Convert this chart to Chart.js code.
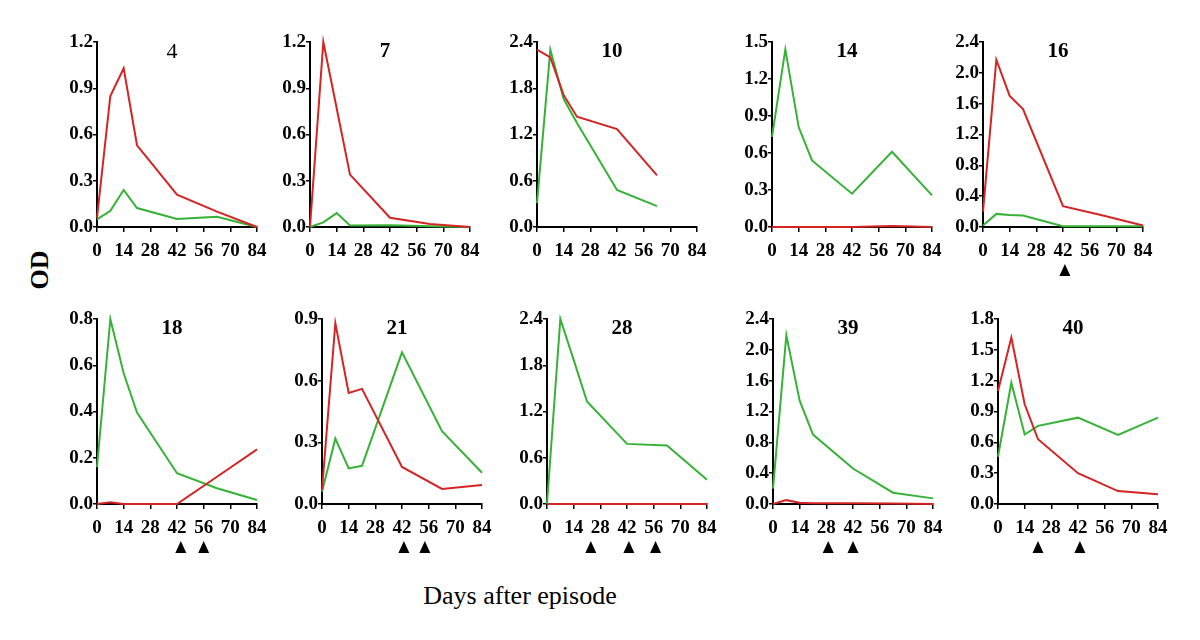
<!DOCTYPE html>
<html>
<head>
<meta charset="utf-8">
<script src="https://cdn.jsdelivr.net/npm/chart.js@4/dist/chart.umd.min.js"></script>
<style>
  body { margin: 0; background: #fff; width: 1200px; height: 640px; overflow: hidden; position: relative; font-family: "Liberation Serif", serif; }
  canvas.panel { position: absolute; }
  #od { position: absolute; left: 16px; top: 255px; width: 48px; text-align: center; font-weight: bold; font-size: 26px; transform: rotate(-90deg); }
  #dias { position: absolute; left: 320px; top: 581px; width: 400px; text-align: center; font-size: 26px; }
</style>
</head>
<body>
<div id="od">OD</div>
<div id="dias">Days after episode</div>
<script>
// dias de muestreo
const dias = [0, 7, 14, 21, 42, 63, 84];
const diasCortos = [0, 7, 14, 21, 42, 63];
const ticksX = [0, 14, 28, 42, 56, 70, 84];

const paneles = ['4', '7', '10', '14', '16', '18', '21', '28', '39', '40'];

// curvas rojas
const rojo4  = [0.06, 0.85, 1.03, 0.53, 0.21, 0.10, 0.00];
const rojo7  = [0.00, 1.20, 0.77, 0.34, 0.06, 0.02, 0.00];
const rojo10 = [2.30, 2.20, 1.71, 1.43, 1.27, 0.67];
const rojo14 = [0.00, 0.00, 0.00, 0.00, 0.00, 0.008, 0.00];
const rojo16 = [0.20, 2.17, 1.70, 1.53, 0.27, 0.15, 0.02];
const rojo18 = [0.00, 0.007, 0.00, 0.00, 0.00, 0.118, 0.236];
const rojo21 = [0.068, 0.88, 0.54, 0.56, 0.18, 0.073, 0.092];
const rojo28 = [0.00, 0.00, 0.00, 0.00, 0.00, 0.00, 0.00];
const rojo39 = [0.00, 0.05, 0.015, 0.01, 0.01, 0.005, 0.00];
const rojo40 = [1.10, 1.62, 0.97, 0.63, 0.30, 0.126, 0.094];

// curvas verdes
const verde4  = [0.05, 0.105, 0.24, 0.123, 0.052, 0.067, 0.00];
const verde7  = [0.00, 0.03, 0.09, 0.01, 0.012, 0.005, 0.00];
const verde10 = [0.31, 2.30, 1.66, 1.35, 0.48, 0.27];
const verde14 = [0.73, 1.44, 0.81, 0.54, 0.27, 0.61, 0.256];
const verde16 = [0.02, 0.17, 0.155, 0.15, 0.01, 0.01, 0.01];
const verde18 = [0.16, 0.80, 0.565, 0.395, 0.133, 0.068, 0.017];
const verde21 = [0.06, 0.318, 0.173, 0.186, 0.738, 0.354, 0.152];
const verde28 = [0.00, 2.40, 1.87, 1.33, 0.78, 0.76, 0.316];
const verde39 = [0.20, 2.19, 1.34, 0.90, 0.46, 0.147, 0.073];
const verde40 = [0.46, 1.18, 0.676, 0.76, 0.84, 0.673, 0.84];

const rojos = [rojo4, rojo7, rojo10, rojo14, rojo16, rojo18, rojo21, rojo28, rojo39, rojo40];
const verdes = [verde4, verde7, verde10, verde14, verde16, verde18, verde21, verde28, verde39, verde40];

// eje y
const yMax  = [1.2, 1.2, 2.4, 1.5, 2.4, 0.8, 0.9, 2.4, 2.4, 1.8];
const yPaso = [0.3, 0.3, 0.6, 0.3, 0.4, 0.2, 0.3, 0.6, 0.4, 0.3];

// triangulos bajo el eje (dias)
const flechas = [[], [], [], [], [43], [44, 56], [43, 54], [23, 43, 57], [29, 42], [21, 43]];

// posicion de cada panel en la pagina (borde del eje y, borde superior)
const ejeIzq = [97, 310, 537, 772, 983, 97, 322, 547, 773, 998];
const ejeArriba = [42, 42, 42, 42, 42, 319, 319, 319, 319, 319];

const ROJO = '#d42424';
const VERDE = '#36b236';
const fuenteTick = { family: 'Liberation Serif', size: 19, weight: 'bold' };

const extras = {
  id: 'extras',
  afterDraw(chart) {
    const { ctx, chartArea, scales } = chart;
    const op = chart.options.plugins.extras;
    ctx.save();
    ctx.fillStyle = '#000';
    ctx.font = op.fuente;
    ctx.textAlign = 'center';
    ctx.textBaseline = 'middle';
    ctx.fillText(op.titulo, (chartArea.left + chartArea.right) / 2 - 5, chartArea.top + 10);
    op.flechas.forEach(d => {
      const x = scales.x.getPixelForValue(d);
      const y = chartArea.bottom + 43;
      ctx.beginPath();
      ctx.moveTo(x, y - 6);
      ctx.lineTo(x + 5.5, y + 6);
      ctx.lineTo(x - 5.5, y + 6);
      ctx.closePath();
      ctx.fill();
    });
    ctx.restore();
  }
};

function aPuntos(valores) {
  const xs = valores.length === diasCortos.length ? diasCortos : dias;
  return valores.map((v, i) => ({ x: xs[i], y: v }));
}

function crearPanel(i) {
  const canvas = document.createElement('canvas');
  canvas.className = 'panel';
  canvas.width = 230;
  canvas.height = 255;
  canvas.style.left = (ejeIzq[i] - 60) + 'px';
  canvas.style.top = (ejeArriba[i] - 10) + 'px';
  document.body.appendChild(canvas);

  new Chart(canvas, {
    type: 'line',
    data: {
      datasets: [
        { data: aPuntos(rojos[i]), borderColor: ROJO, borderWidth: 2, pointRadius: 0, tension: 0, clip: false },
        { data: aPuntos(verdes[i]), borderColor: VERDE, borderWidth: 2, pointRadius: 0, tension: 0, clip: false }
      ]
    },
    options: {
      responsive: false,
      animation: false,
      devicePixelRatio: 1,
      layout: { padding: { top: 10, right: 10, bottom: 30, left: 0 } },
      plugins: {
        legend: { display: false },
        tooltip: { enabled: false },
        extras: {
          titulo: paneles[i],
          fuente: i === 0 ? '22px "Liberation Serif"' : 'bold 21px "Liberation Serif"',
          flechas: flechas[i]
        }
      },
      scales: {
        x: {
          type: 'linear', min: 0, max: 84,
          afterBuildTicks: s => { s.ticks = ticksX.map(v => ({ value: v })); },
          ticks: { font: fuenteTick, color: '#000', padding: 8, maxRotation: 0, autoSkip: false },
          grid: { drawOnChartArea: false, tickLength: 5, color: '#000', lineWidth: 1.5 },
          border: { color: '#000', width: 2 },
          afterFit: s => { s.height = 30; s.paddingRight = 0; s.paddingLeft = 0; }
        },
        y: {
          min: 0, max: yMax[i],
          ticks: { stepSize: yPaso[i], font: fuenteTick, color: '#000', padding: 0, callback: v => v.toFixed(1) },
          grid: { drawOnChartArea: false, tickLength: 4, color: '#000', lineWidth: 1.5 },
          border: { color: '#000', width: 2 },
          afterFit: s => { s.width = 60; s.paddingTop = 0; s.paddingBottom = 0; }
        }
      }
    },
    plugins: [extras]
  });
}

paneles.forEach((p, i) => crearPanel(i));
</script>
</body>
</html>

**Aim of the exercise**
Reproduce the whole listing word for word, setting aside any pictures.

**Result of the exercise**
Convert this chart to Chart.js code.
<!DOCTYPE html>
<html>
<head>
<meta charset="utf-8">
<script src="https://cdn.jsdelivr.net/npm/chart.js@4/dist/chart.umd.min.js"></script>
<style>
  body { margin: 0; background: #fff; width: 1200px; height: 640px; overflow: hidden; position: relative; font-family: "Liberation Serif", serif; }
  canvas.panel { position: absolute; }
  #od { position: absolute; left: 16px; top: 255px; width: 48px; text-align: center; font-weight: bold; font-size: 26px; transform: rotate(-90deg); }
  #dias { position: absolute; left: 320px; top: 581px; width: 400px; text-align: center; font-size: 26px; }
</style>
</head>
<body>
<div id="od">OD</div>
<div id="dias">Days after episode</div>
<script>
// dias de muestreo
const dias = [0, 7, 14, 21, 42, 63, 84];
const diasCortos = [0, 7, 14, 21, 42, 63];
const ticksX = [0, 14, 28, 42, 56, 70, 84];

const paneles = ['4', '7', '10', '14', '16', '18', '21', '28', '39', '40'];

// curvas rojas
const rojo4  = [0.06, 0.85, 1.03, 0.53, 0.21, 0.10, 0.00];
const rojo7  = [0.00, 1.20, 0.77, 0.34, 0.06, 0.02, 0.00];
const rojo10 = [2.30, 2.20, 1.71, 1.43, 1.27, 0.67];
const rojo14 = [0.00, 0.00, 0.00, 0.00, 0.00, 0.008, 0.00];
const rojo16 = [0.20, 2.17, 1.70, 1.53, 0.27, 0.15, 0.02];
const rojo18 = [0.00, 0.007, 0.00, 0.00, 0.00, 0.118, 0.236];
const rojo21 = [0.068, 0.88, 0.54, 0.56, 0.18, 0.073, 0.092];
const rojo28 = [0.00, 0.00, 0.00, 0.00, 0.00, 0.00, 0.00];
const rojo39 = [0.00, 0.05, 0.015, 0.01, 0.01, 0.005, 0.00];
const rojo40 = [1.10, 1.62, 0.97, 0.63, 0.30, 0.126, 0.094];

// curvas verdes
const verde4  = [0.05, 0.105, 0.24, 0.123, 0.052, 0.067, 0.00];
const verde7  = [0.00, 0.03, 0.09, 0.01, 0.012, 0.005, 0.00];
const verde10 = [0.31, 2.30, 1.66, 1.35, 0.48, 0.27];
const verde14 = [0.73, 1.44, 0.81, 0.54, 0.27, 0.61, 0.256];
const verde16 = [0.02, 0.17, 0.155, 0.15, 0.01, 0.01, 0.01];
const verde18 = [0.16, 0.80, 0.565, 0.395, 0.133, 0.068, 0.017];
const verde21 = [0.06, 0.318, 0.173, 0.186, 0.738, 0.354, 0.152];
const verde28 = [0.00, 2.40, 1.87, 1.33, 0.78, 0.76, 0.316];
const verde39 = [0.20, 2.19, 1.34, 0.90, 0.46, 0.147, 0.073];
const verde40 = [0.46, 1.18, 0.676, 0.76, 0.84, 0.673, 0.84];

const rojos = [rojo4, rojo7, rojo10, rojo14, rojo16, rojo18, rojo21, rojo28, rojo39, rojo40];
const verdes = [verde4, verde7, verde10, verde14, verde16, verde18, verde21, verde28, verde39, verde40];

// eje y
const yMax  = [1.2, 1.2, 2.4, 1.5, 2.4, 0.8, 0.9, 2.4, 2.4, 1.8];
const yPaso = [0.3, 0.3, 0.6, 0.3, 0.4, 0.2, 0.3, 0.6, 0.4, 0.3];

// triangulos bajo el eje (dias)
const flechas = [[], [], [], [], [43], [44, 56], [43, 54], [23, 43, 57], [29, 42], [21, 43]];

// posicion de cada panel en la pagina (borde del eje y, borde superior)
const ejeIzq = [97, 310, 537, 772, 983, 97, 322, 547, 773, 998];
const ejeArriba = [42, 42, 42, 42, 42, 319, 319, 319, 319, 319];

const ROJO = '#d42424';
const VERDE = '#36b236';
const fuenteTick = { family: 'Liberation Serif', size: 19, weight: 'bold' };

const extras = {
  id: 'extras',
  afterDraw(chart) {
    const { ctx, chartArea, scales } = chart;
    const op = chart.options.plugins.extras;
    ctx.save();
    ctx.fillStyle = '#000';
    ctx.font = op.fuente;
    ctx.textAlign = 'center';
    ctx.textBaseline = 'middle';
    ctx.fillText(op.titulo, (chartArea.left + chartArea.right) / 2 - 5, chartArea.top + 10);
    op.flechas.forEach(d => {
      const x = scales.x.getPixelForValue(d);
      const y = chartArea.bottom + 43;
      ctx.beginPath();
      ctx.moveTo(x, y - 6);
      ctx.lineTo(x + 5.5, y + 6);
      ctx.lineTo(x - 5.5, y + 6);
      ctx.closePath();
      ctx.fill();
    });
    ctx.restore();
  }
};

function aPuntos(valores) {
  const xs = valores.length === diasCortos.length ? diasCortos : dias;
  return valores.map((v, i) => ({ x: xs[i], y: v }));
}

function crearPanel(i) {
  const canvas = document.createElement('canvas');
  canvas.className = 'panel';
  canvas.width = 230;
  canvas.height = 255;
  canvas.style.left = (ejeIzq[i] - 60) + 'px';
  canvas.style.top = (ejeArriba[i] - 10) + 'px';
  document.body.appendChild(canvas);

  new Chart(canvas, {
    type: 'line',
    data: {
      datasets: [
        { data: aPuntos(rojos[i]), borderColor: ROJO, borderWidth: 2, pointRadius: 0, tension: 0, clip: false },
        { data: aPuntos(verdes[i]), borderColor: VERDE, borderWidth: 2, pointRadius: 0, tension: 0, clip: false }
      ]
    },
    options: {
      responsive: false,
      animation: false,
      devicePixelRatio: 1,
      layout: { padding: { top: 10, right: 10, bottom: 30, left: 0 } },
      plugins: {
        legend: { display: false },
        tooltip: { enabled: false },
        extras: {
          titulo: paneles[i],
          fuente: i === 0 ? '22px "Liberation Serif"' : 'bold 21px "Liberation Serif"',
          flechas: flechas[i]
        }
      },
      scales: {
        x: {
          type: 'linear', min: 0, max: 84,
          afterBuildTicks: s => { s.ticks = ticksX.map(v => ({ value: v })); },
          ticks: { font: fuenteTick, color: '#000', padding: 8, maxRotation: 0, autoSkip: false },
          grid: { drawOnChartArea: false, tickLength: 5, color: '#000', lineWidth: 1.5 },
          border: { color: '#000', width: 2 },
          afterFit: s => { s.height = 30; s.paddingRight = 0; s.paddingLeft = 0; }
        },
        y: {
          min: 0, max: yMax[i],
          ticks: { stepSize: yPaso[i], font: fuenteTick, color: '#000', padding: 0, callback: v => v.toFixed(1) },
          grid: { drawOnChartArea: false, tickLength: 4, color: '#000', lineWidth: 1.5 },
          border: { color: '#000', width: 2 },
          afterFit: s => { s.width = 60; s.paddingTop = 0; s.paddingBottom = 0; }
        }
      }
    },
    plugins: [extras]
  });
}

paneles.forEach((p, i) => crearPanel(i));
</script>
</body>
</html>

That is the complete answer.